By courtesy of Lieut.-Col. W. P. Anderson.
The second light, on the northern extremity of the island, to indicate the northern entrance into the straits, is of recent date, having been brought into operation in 1905. It is a tower of iron, encased in a white octagonal reinforced concrete covering capped with a red polygonal-shaped lantern throwing a flash of half a second once every eleven seconds from a height of 137 feet, visible from a distance of seventeen miles.
Fogs and mists are two great perils peculiar to this northern waterway, so the splendid lighting arrangements are supported by excellent and powerful fog-signals. The northern light has a diaphone giving a blare lasting three and a half seconds every minute, while the southern station has a siren giving a double tone. First there is a low note of two and a half seconds followed by silence for two and a half seconds; then a high note of two and a half seconds and a silent interval of 112½ seconds. This signal is emitted from a point midway between the upper and lower lights, the air for the blast being compressed by water-power. Another humane provision is the depot at the southern station, which is kept stocked with food supplies for the benefit of shipwrecked mariners. In 1898 a freighter carrying a deck-load of 400 oxen went ashore beneath this light and became a hopeless wreck. The crew, realizing the impossibility of saving the animals, fired the ship, so that the animals were suffocated and bruised, thereby sparing the inhabitants of the island a deadly risk, and solving the difficult problem which otherwise would have arisen, had the brutes been drowned in the ordinary way and their decomposing carcasses cast up on the beach. In the following year the Dominion liner Scotsman crashed on to the rocks near the same spot, and likewise became a total loss, with a death-roll of nine. By dint of great effort the survivors scrambled ashore, and had a weary trudge of nine miles over a broken, rock-strewn wilderness to gain the lighthouse station and assistance, arriving in a famished and exhausted condition, to be tended by the light-keepers and their families.

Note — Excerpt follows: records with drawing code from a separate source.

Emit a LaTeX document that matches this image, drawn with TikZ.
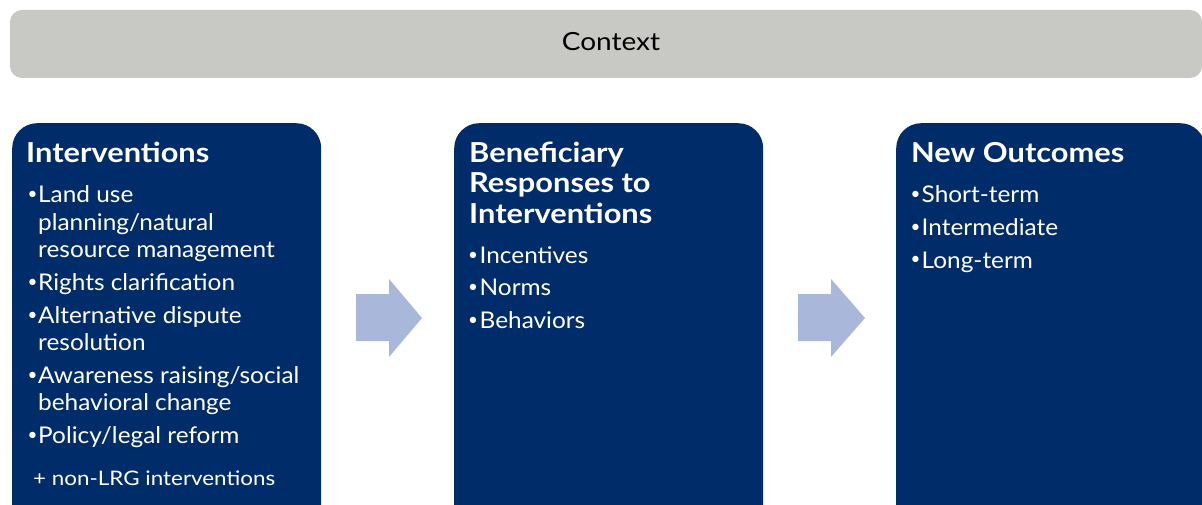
\documentclass[tikz,border=0pt]{standalone}
\usepackage{fontspec}
\setmainfont{Lato}
\definecolor{navy}{HTML}{002D6A}
\definecolor{ctxgray}{HTML}{C8C9C4}
\definecolor{arrowblue}{HTML}{A9B8DA}
\begin{document}
\begin{tikzpicture}[x=1pt,y=-1pt,
  panel/.style={fill=navy, rounded corners=25pt, draw=none, minimum width=309pt, minimum height=420pt, anchor=north west, inner sep=0pt},
  ttl/.style={anchor=base west, inner sep=0pt, text=white, font=\fontsize{27.5}{30}\selectfont\bfseries\addfontfeature{FakeStretch=1.12}},
  itm/.style={anchor=base west, inner sep=0pt, text=white, font=\fontsize{23}{27.5}\selectfont\addfontfeature{FakeStretch=1.06}},
  bul/.style={anchor=base, inner sep=0pt, text=white, font=\fontsize{17}{17}\selectfont},
  blockarrow/.style={fill=arrowblue}
]
\useasboundingbox (0,0) rectangle (1202,505);
\clip (0,0) rectangle (1202,505);
\fill[ctxgray, rounded corners=12pt] (10,10) rectangle (1202,78);
\node[anchor=base, inner sep=0pt, font=\fontsize{25}{25}\selectfont\addfontfeature{FakeStretch=1.12}] (ctx) at (611,50.5) {Context};

\node[panel] (p1) at (12,123) {};
\node[panel] (p2) at (454,123) {};
\node[panel] (p3) at (896,123) {};

% arrows
\fill[blockarrow] (356,294)--(389,294)--(389,279)--(422,318)--(389,357)--(389,341)--(356,341)--cycle;
\fill[blockarrow] (798,294)--(831,294)--(831,279)--(865,318)--(831,357)--(831,341)--(798,341)--cycle;

% panel 1
\node[ttl] (t1) at (26,163) {Interventions};
\node[bul] (b11) at (32.5,200) {•};
\node[itm] (i11a) at (38,203) {Land use};
\node[itm] (i11b) at (38,230.5) {planning/natural};
\node[itm] (i11c) at (38,258) {resource management};
\node[bul] (b12) at (32.5,287.5) {•};
\node[itm] (i12) at (38,290.5) {Rights clarification};
\node[bul] (b13) at (32.5,320) {•};
\node[itm] (i13a) at (38,323) {Alternative dispute};
\node[itm] (i13b) at (38,350.5) {resolution};
\node[bul] (b14) at (32.5,380) {•};
\node[itm] (i14a) at (38,383) {Awareness raising/social};
\node[itm] (i14b) at (38,410.5) {behavioral change};
\node[bul] (b15) at (32.5,440) {•};
\node[itm] (i15) at (38,443) {Policy/legal reform};
\node[anchor=base west, inner sep=0pt, text=white, font=\fontsize{20}{22}\selectfont\addfontfeature{FakeStretch=1.12}] (nl) at (33,485) {+ non-LRG interventions};

% panel 2
\node[ttl] (t2a) at (469,163) {Beneficiary};
\node[ttl] (t2b) at (469,193) {Responses to};
\node[ttl] (t2c) at (469,223) {Interventions};
\node[bul] (b21) at (473,260) {•};
\node[itm] (i21) at (479.5,263) {Incentives};
\node[bul] (b22) at (473,292.5) {•};
\node[itm] (i22) at (479.5,295.5) {Norms};
\node[bul] (b23) at (473,325) {•};
\node[itm] (i23) at (479.5,328) {Behaviors};

% panel 3
\node[ttl] (t3) at (911,163) {New Outcomes};
\node[bul] (b31) at (915.5,200) {•};
\node[itm] (i31) at (921.5,203) {Short-term};
\node[bul] (b32) at (915.5,232.5) {•};
\node[itm] (i32) at (921.5,235.5) {Intermediate};
\node[bul] (b33) at (915.5,265) {•};
\node[itm] (i33) at (921.5,268) {Long-term};
\end{tikzpicture}
\end{document}
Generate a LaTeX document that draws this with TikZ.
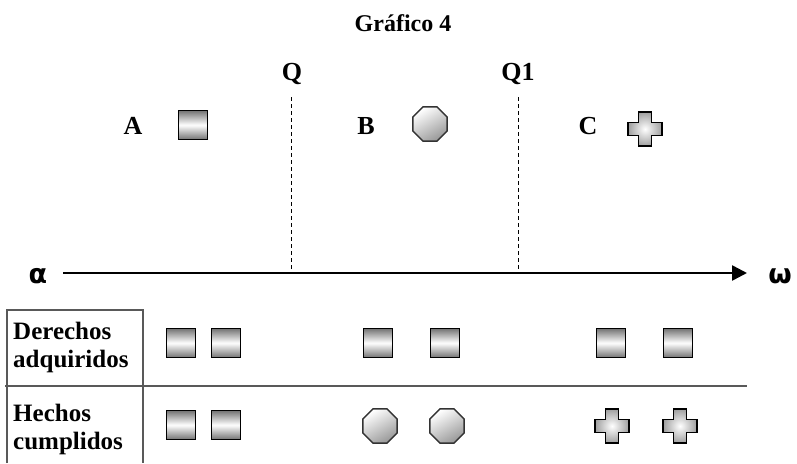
\documentclass[tikz,border=0pt]{standalone}
\usepackage{fontspec}
\setmainfont{Liberation Serif}
\newfontfamily\greekfont{DejaVu Sans}
\usetikzlibrary{shapes.geometric,arrows.meta,positioning}

\tikzset{
  plus/.pic={
    \shadedraw[draw=black, line width=1.5pt, inner color=white, outer color=gray!75]
      (-6.5,-17) -- (6.5,-17) -- (6.5,-6.5) -- (17,-6.5) -- (17,6.5) -- (6.5,6.5)
      -- (6.5,17) -- (-6.5,17) -- (-6.5,6.5) -- (-17,6.5) -- (-17,-6.5) -- (-6.5,-6.5) -- cycle;
  }
}

\begin{document}
\begin{tikzpicture}[
    x=1pt, y=-1pt,
    lbl/.style={font=\fontsize{26}{30}\selectfont\bfseries, anchor=base, inner sep=0pt},
    rowlbl/.style={font=\fontsize{25}{28}\selectfont\bfseries, align=left, anchor=west, inner sep=0pt},
    greek/.style={font=\greekfont\fontsize{27}{30}\selectfont\bfseries, anchor=base, inner sep=0pt},
    sq/.style={draw=black, line width=1.6pt, minimum size=29pt, inner sep=0pt,
      top color=gray!90!black, bottom color=gray!90!black, middle color=white},
    oct/.style={regular polygon, regular polygon sides=8, draw=black!80, line width=1.4pt,
      minimum size=37pt, inner sep=0pt, top color=white, bottom color=gray!80, shading angle=30},
    tline/.style={draw=black!65, line width=1.8pt}
  ]
  \useasboundingbox (0,0) rectangle (797,463);

  % titulo y cortes
  \node[font=\fontsize{24}{28}\selectfont\bfseries, anchor=base, inner sep=0pt] (title) at (403,31) {Gráfico 4};
  \node[lbl] (labQ) at (292,80) {Q};
  \node[lbl] (labQ1) at (518,80) {Q1};

  \node[lbl] (labA) at (133,134) {A};
  \node[sq] (symA) at (193,125) {};
  \node[lbl] (labB) at (366,134) {B};
  \node[oct] (symB) at (430,124) {};
  \node[lbl] (labC) at (588,134) {C};
  \pic (symC) at (645,129) {plus};

  % eje
  \node[greek] (alpha) at (38,283) {α};
  \node[greek] (omega) at (780,283) {ω};
  \coordinate (ax0) at (63,273);
  \coordinate (ax1) at (747,273);
  \draw[line width=2.5pt, -{Triangle[length=15pt,width=15pt]}] (ax0) -- (ax1);

  \coordinate (q0) at (291,97);
  \coordinate (q1) at (518,97);
  \draw[line width=1pt, dash pattern=on 4pt off 3pt] (q0) -- (q0 |- ax0);
  \draw[line width=1pt, dash pattern=on 4pt off 3pt] (q1) -- (q1 |- ax0);

  % tabla
  \draw[tline] (7,463) -- (7,310) -- (143,310) -- (143,463);
  \draw[tline] (5,386) -- (747,386);
  \node[rowlbl] (rowDA) at (13,347) {Derechos\\adquiridos};
  \node[rowlbl] (rowHC) at (13,429) {Hechos\\cumplidos};

  \foreach \x [count=\i] in {181,226,378,445,611,678}
    \node[sq] (da\i) at (\x,343) {};
  \foreach \x [count=\i] in {181,226}
    \node[sq] (hc\i) at (\x,425) {};
  \foreach \x [count=\i] in {380,447}
    \node[oct] (hcb\i) at (\x,426) {};
  \foreach \x [count=\i] in {612,680}
    \pic (hcc\i) at (\x,426) {plus};
\end{tikzpicture}
\end{document}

Belle Ile is a lonely station in the fullest sense of the word, although the keepers are better off now than they were a few years ago. The straits are busy in the summer, being crowded with shipping, but with the coming of November all life disappears, and the liners do not return until the following May or June. The rock is cut off from the mainland by the masses of ice which pile up in the estuary, together with the crowds of icebergs which come down from Greenland. For six months the guardians of the light are isolated from the world at large, although they have a slender link of communication in the submarine cable. But the storms and stress of winter often rupture this line, and, as the wireless installation is closed down when navigation ceases, the keepers and their families settle down to a silent, weary vigil, knowing nothing of the rest of the world, and all but forgotten by civilization, because an interruption in the cable cannot be repaired until the ice disappears.
UPPER TRAVERSE LIGHTHOUSE IN THE RIVER ST. LAWRENCE.
By courtesy of Lieut.-Col. W. P. Anderson.
AN “ICE SHOVE” UPON THE BACK RANGE LIGHT IN LAKE ST. PETER.
This photo gives a striking idea of the trouble experienced with ice in Canadian waters.